At least one Labour MP is making the right noises about drug law reform. For that reason alone, I’d like to see a Labour-led government replace our National-led government in 2014. But I can’t see Shearer’s “good start” ending well. His flagship policy*—that of spending $30 billion of your money to build other people’s houses—was never a starter, let alone a good one. It’s in tatters.

I believe that we should be building houses – that’s not the Government building houses, it’s the private sector – obviously builders build houses. But what the Government can do is to make that happen.
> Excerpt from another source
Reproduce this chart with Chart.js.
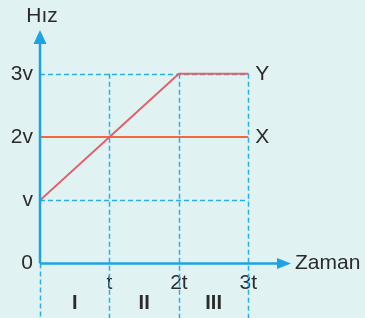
<!DOCTYPE html>
<html>
<head>
<meta charset="utf-8">
<script src="https://cdn.jsdelivr.net/npm/chart.js@4"></script>
<style>
html,body{margin:0;padding:0;background:#e0f2f2;}
#wrap{width:365px;height:318px;position:relative;}
</style>
</head>
<body>
<div id="wrap"><canvas id="c" width="365" height="318"></canvas></div>
<script>
// Data
const xTickValues = [0, 1, 2, 3];
const xTickLabels = ['', 't', '2t', '3t'];
const yTickValues = [0, 1, 2, 3];
const yTickLabels = ['0', 'v', '2v', '3v'];
const seriesY = [{x:0,y:1},{x:2,y:3},{x:3,y:3}];
const seriesX = [{x:0,y:2},{x:3,y:2}];
const seriesNames = ['Y', 'X'];
const regionLabels = ['I', 'II', 'III'];
const xAxisTitle = 'Zaman';
const yAxisTitle = 'Hız';

const AXIS = '#1ba3e3';
const DASH = '#2aaeea';
const TEXT = '#2b2b2b';
const FONT = '"Liberation Sans", Arial, sans-serif';

const deco = {
  id: 'deco',
  beforeDatasetsDraw(chart) {
    const {ctx, chartArea: ca, scales: {x, y}} = chart;
    const H = chart.height;
    ctx.save();
    ctx.strokeStyle = DASH;
    ctx.lineWidth = 1.5;
    ctx.setLineDash([5, 3]);
    // horizontal dashed guides at v and 3v
    [1, 3].forEach(v => {
      const py = Math.round(y.getPixelForValue(v)) + 0.5;
      ctx.beginPath();
      ctx.moveTo(x.getPixelForValue(0), py);
      ctx.lineTo(x.getPixelForValue(3), py);
      ctx.stroke();
    });
    // vertical dashed at t, 2t, 3t
    [1, 2, 3].forEach(v => {
      const px = Math.round(x.getPixelForValue(v)) + 0.5;
      ctx.beginPath();
      ctx.moveTo(px, y.getPixelForValue(3));
      ctx.lineTo(px, H);
      ctx.stroke();
    });
    // dashed under the origin
    const px0 = Math.round(x.getPixelForValue(0)) + 0.5;
    ctx.beginPath();
    ctx.moveTo(px0, y.getPixelForValue(0));
    ctx.lineTo(px0, H);
    ctx.stroke();
    ctx.restore();
  },
  afterDatasetsDraw(chart) {
    const {ctx, chartArea: ca, scales: {x, y}} = chart;
    const ox = x.getPixelForValue(0), oy = y.getPixelForValue(0);
    ctx.save();
    ctx.strokeStyle = AXIS;
    ctx.fillStyle = AXIS;
    ctx.lineWidth = 2.5;
    // y axis
    ctx.beginPath();
    ctx.moveTo(ox, oy);
    ctx.lineTo(ox, ca.top + 10);
    ctx.stroke();
    ctx.beginPath();
    ctx.moveTo(ox, ca.top - 2);
    ctx.lineTo(ox - 6.5, ca.top + 12);
    ctx.lineTo(ox + 6.5, ca.top + 12);
    ctx.closePath();
    ctx.fill();
    // x axis
    ctx.beginPath();
    ctx.moveTo(ox, oy);
    ctx.lineTo(ca.right - 10, oy);
    ctx.stroke();
    ctx.beginPath();
    ctx.moveTo(ca.right + 1, oy);
    ctx.lineTo(ca.right - 13, oy - 5.5);
    ctx.lineTo(ca.right - 13, oy + 5.5);
    ctx.closePath();
    ctx.fill();

    // texts
    ctx.fillStyle = TEXT;
    ctx.font = '21px ' + FONT;
    ctx.textBaseline = 'middle';
    ctx.textAlign = 'left';
    ctx.fillText(xAxisTitle, ca.right + 5, oy);
    ctx.font = '21px ' + FONT;
    ctx.textAlign = 'center';
    ctx.fillText(yAxisTitle, ox + 2, 16);
    // series labels
    ctx.font = '21px ' + FONT;
    ctx.textAlign = 'left';
    ctx.fillText(seriesNames[0], x.getPixelForValue(3) + 7, y.getPixelForValue(3));
    ctx.fillText(seriesNames[1], x.getPixelForValue(3) + 7, y.getPixelForValue(2));
    // region numerals
    ctx.font = 'bold 20px ' + FONT;
    ctx.textAlign = 'center';
    regionLabels.forEach((t, i) => {
      ctx.fillText(t, (x.getPixelForValue(i) + x.getPixelForValue(i + 1)) / 2, 303);
    });
    ctx.restore();
  }
};

new Chart(document.getElementById('c'), {
  type: 'line',
  data: {
    datasets: [
      {label: seriesNames[0], data: seriesY, borderColor: '#e2606a', borderWidth: 2, pointRadius: 0, tension: 0},
      {label: seriesNames[1], data: seriesX, borderColor: '#f26a3c', borderWidth: 2, pointRadius: 0, tension: 0}
    ]
  },
  plugins: [deco],
  options: {
    responsive: false,
    animation: false,
    layout: {padding: {top: 32, right: 75, left: 0, bottom: 0}},
    plugins: {legend: {display: false}, tooltip: {enabled: false}},
    scales: {
      x: {
        type: 'linear', min: 0, max: 3.6,
        grid: {display: false, drawTicks: false},
        border: {display: false},
        afterBuildTicks: s => { s.ticks = xTickValues.map(v => ({value: v})); },
        afterFit: s => { s.height = 54.5; },
        ticks: {
          padding: 7, color: TEXT, maxRotation: 0, autoSkip: false,
          font: {size: 21, family: FONT},
          callback: (v) => xTickLabels[xTickValues.indexOf(v)]
        }
      },
      y: {
        type: 'linear', min: 0, max: 3.66,
        grid: {display: false, drawTicks: false},
        border: {display: false},
        afterBuildTicks: s => { s.ticks = yTickValues.map(v => ({value: v})); },
        afterFit: s => { s.width = 40; },
        ticks: {
          padding: 7, color: TEXT, autoSkip: false,
          font: {size: 21, family: FONT},
          callback: (v) => yTickLabels[yTickValues.indexOf(v)]
        }
      }
    }
  }
});
</script>
</body>
</html>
We can stand back and we can twiddle with the RMA, or blame councils as this government is doing, but it won’t get young Kiwis into their own home.

We have to step in and actually do something.

The government should do something. Yeah right. It’s all too awful to contemplate.

(* Labour’s KiwiBuild plan is to build 100,000 extra new houses over the next 10 years, for around $300,000 each. This, Mr Shearer says, will help young families buy their first home.)